Counterexample? Equality holds in the Cauchy-Schwarz Inequality iff $\textbf{x} = \alpha\textbf{y}$ for some $\alpha \in \mathbb{R}$

Question

I found this way of expressing that equality holds in Cauchy Schwarz inequality iff $\textbf{x},\textbf{y}$ and are linearly dependent in a book (as an exercise), but I think it is wrong, so there's a counterexample for it. I'm not sure if it is a valid counterexample.

Statement:

$| \langle\textbf{x} ,\textbf{y}\rangle| = \| \textbf{x}\|\| \textbf{y}\|$ iff $\textbf{x} = \alpha\textbf{y}$ for some $\alpha \in \mathbb{R}$

Counterexample:

Let $\textbf{y} = (0,0) \in \mathbb{R^2}$, $\textbf{x} = (1,1) \in \mathbb{R^2}$. Then we have:

$$|\langle \textbf{x},\textbf{y}\rangle| = |\langle \textbf{x},\textbf{0}\rangle| = 0 = 1\cdot0 = \| \textbf{x}\|\| \textbf{y}\|$$ But $$\textbf{x} = (1,1) \neq (\alpha\cdot0,\alpha\cdot0) = \alpha(0,0) = \alpha\textbf{y}, \forall \alpha \in \mathbb{R}$$

I know that if we let $\textbf{y} = (1,1)$ and $\textbf{x} = (0,0)$ the statement is true, but if the equality must work for all values of $\textbf{y}$ and $\textbf{x}$, then the instance gives is a counterexample, right?

Answer 1

The statement

$\textbf{x} = \alpha\textbf{y}$ for some $\alpha \in \mathbb{R}$

does not cover all possibilities for the two vectors to be linearly dependent.

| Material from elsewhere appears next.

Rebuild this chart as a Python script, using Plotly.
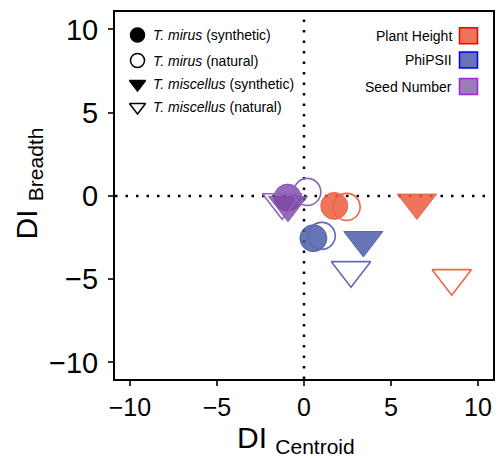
import plotly.graph_objects as go

traits = ["Plant Height", "PhiPSII", "Seed Number"]
fill_colors = ["rgba(236,92,60,0.85)", "rgba(70,85,165,0.82)", "rgba(125,70,165,0.8)"]
line_colors = ["rgba(240,100,75,1)", "rgba(95,108,178,1)", "rgba(140,100,185,1)"]
key_fill = ["#F07358", "#6673B5", "#9B7BB8"]
key_border = ["#FF0000", "#0000FF", "#A020F0"]

groups = ["T. mirus (synthetic)", "T. mirus (natural)",
          "T. miscellus (synthetic)", "T. miscellus (natural)"]
group_labels = ["<i>T. mirus</i> (synthetic)", "<i>T. mirus</i> (natural)",
                "<i>T. miscellus</i> (synthetic)", "<i>T. miscellus</i> (natural)"]
group_symbols = ["circle", "circle-open", "triangle-down", "triangle-down-open"]

mirus_syn_x = [1.74, 0.54, -0.94]
mirus_syn_y = [-0.60, -2.54, -0.10]
mirus_nat_x = [2.45, 1.02, 0.19]
mirus_nat_y = [-0.66, -2.40, 0.24]
misc_syn_x = [6.49, 3.41, -0.92]
misc_syn_y = [-0.40, -2.65, -0.53]
misc_nat_x = [8.49, 2.70, -1.26]
misc_nat_y = [-4.94, -4.46, -0.38]

xs = [mirus_syn_x, mirus_nat_x, misc_syn_x, misc_nat_x]
ys = [mirus_syn_y, mirus_nat_y, misc_syn_y, misc_nat_y]

x_ticks = [-10, -5, 0, 5, 10]
y_ticks = [-10, -5, 0, 5, 10]
tick_text = ["\u221210", "\u22125", "0", "5", "10"]

# the page body has an 8px margin: lay the figure out in screen pixels minus it
OFF = 8
W, H = 503 - OFF, 458 - OFF
left, right, top, bottom = 115.0 - OFF, 493.0 - OFF, 12.0 - OFF, 379.0 - OFF
pw, ph = right - left, bottom - top


def px_x(p):
    return (p - OFF - left) / pw


def px_y(p):
    return (bottom - (p - OFF)) / ph


fig = go.Figure()

# draw order: filled triangles, filled circles, open circles, open triangles
order = [2, 0, 1, 3]
for g in order:
    sym = group_symbols[g]
    is_tri = "triangle" in sym
    is_open = "open" in sym
    size = 34 if is_tri else 27
    for i, t in enumerate(traits):
        if is_open:
            marker = dict(symbol=sym, size=size, color=line_colors[i],
                          line=dict(width=1.6, color=line_colors[i]))
        else:
            marker = dict(symbol=sym, size=size, color=fill_colors[i],
                          line=dict(width=1, color=fill_colors[i]))
        fig.add_trace(go.Scatter(x=[xs[g][i]], y=[ys[g][i]], mode="markers",
                                 marker=marker, showlegend=False,
                                 name=f"{groups[g]} - {t}"))

# shape legend (black keys) on an overlay axis spanning the plot area
leg_rows = [35.0, 60.5, 84.0, 107.0]
leg_sizes = [14, 14, 14, 14]
for g in range(4):
    fig.add_trace(go.Scatter(
        x=[px_x(137.5)], y=[px_y(leg_rows[g])], xaxis="x2", yaxis="y2",
        mode="markers", showlegend=False, hoverinfo="skip",
        marker=dict(symbol=group_symbols[g], size=leg_sizes[g], color="black",
                    line=dict(width=1.5, color="black"))))
    fig.add_annotation(xref="paper", yref="paper", x=px_x(151), y=px_y(leg_rows[g]),
                       text=group_labels[g], showarrow=False, xanchor="left",
                       yanchor="middle", font=dict(size=14, color="black"))

# reference lines at zero
fig.add_shape(type="line", xref="x", yref="paper", x0=0, x1=0, y0=0, y1=1,
              line=dict(color="black", width=2.5, dash="2.5px,8px"), layer="below")
fig.add_shape(type="line", xref="paper", yref="y", x0=0, x1=1, y0=0, y1=0,
              line=dict(color="black", width=2.5, dash="2.5px,8px"), layer="below")

# colour legend (text + key on the right)
key_y = [35.8, 60.0, 86.5]
for i, t in enumerate(traits):
    yp = px_y(key_y[i])
    hh = 8.0 / ph
    fig.add_shape(type="rect", xref="paper", yref="paper", x0=px_x(459.5),
                  x1=px_x(477.5), y0=yp - hh, y1=yp + hh, fillcolor=key_fill[i],
                  line=dict(color=key_border[i], width=1.5))
    fig.add_annotation(xref="paper", yref="paper", x=px_x(454), y=yp, text=t,
                       showarrow=False, xanchor="right", yanchor="middle",
                       font=dict(size=14, color="black"))

# axis titles
fig.add_annotation(xref="paper", yref="paper", x=px_x(296), y=px_y(440),
                   text="DI <sub>Centroid</sub>", showarrow=False,
                   xanchor="center", yanchor="middle", font=dict(size=30, color="black"))
fig.add_annotation(xref="paper", yref="paper", x=px_x(28), y=px_y(183.5),
                   text="DI <sub>Breadth</sub>", showarrow=False, textangle=-90,
                   xanchor="center", yanchor="middle", font=dict(size=30, color="black"))

fig.update_layout(
    width=W, height=H,
    margin=dict(l=left, r=W - right, t=top, b=H - bottom, autoexpand=False),
    paper_bgcolor="white", plot_bgcolor="white",
    font=dict(family="Arial, Liberation Sans, sans-serif", color="black"),
    showlegend=False,
    xaxis=dict(range=[-10.86, 10.86], tickvals=x_ticks, ticktext=tick_text,
               showgrid=False, zeroline=False, showline=True, mirror=True,
               linecolor="black", linewidth=2, ticks="outside", ticklen=5,
               tickwidth=1.5, tickcolor="#333", automargin=False,
               tickfont=dict(size=25, color="black")),
    yaxis=dict(range=[-11.0, 11.05], tickvals=y_ticks, ticktext=tick_text,
               showgrid=False, zeroline=False, showline=True, mirror=True,
               linecolor="black", linewidth=2, ticks="outside", ticklen=5,
               tickwidth=1.5, tickcolor="#333", automargin=False,
               ticklabelstandoff=4,
               tickfont=dict(size=29, color="black")),
    xaxis2=dict(range=[0, 1], overlaying="x", visible=False, fixedrange=True),
    yaxis2=dict(range=[0, 1], overlaying="y", visible=False, fixedrange=True),
)

fig.write_html("out.html")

It fails precisely when $\mathbf y$ is the zero vector but $\mathbf x$ isn't. So for such a case, the Caychy-Schwarz equality will hold, but the above property doesn't.

Instead, the true characterisation of linear dependence is usually phrased as

$\alpha\textbf{x} + \beta\textbf{y} = \mathbf 0$ for some $\alpha, \beta \in \mathbb{R}$, not both $0$

This version allows for either of the vectors to be the zero without the other one. And the Cauchy-Schwarz equality will hold iff this holds.

Answer 2

You are correct, that's a counterexample. I don't know the exact statement of the book, but the statement can be fixed replacing it by "One of them is a scalar multiple of the other" (may be that's what the book says?). That way, if $\textbf{y}=\textbf{0}$, then $\textbf{y} = 0 \textbf{x}$.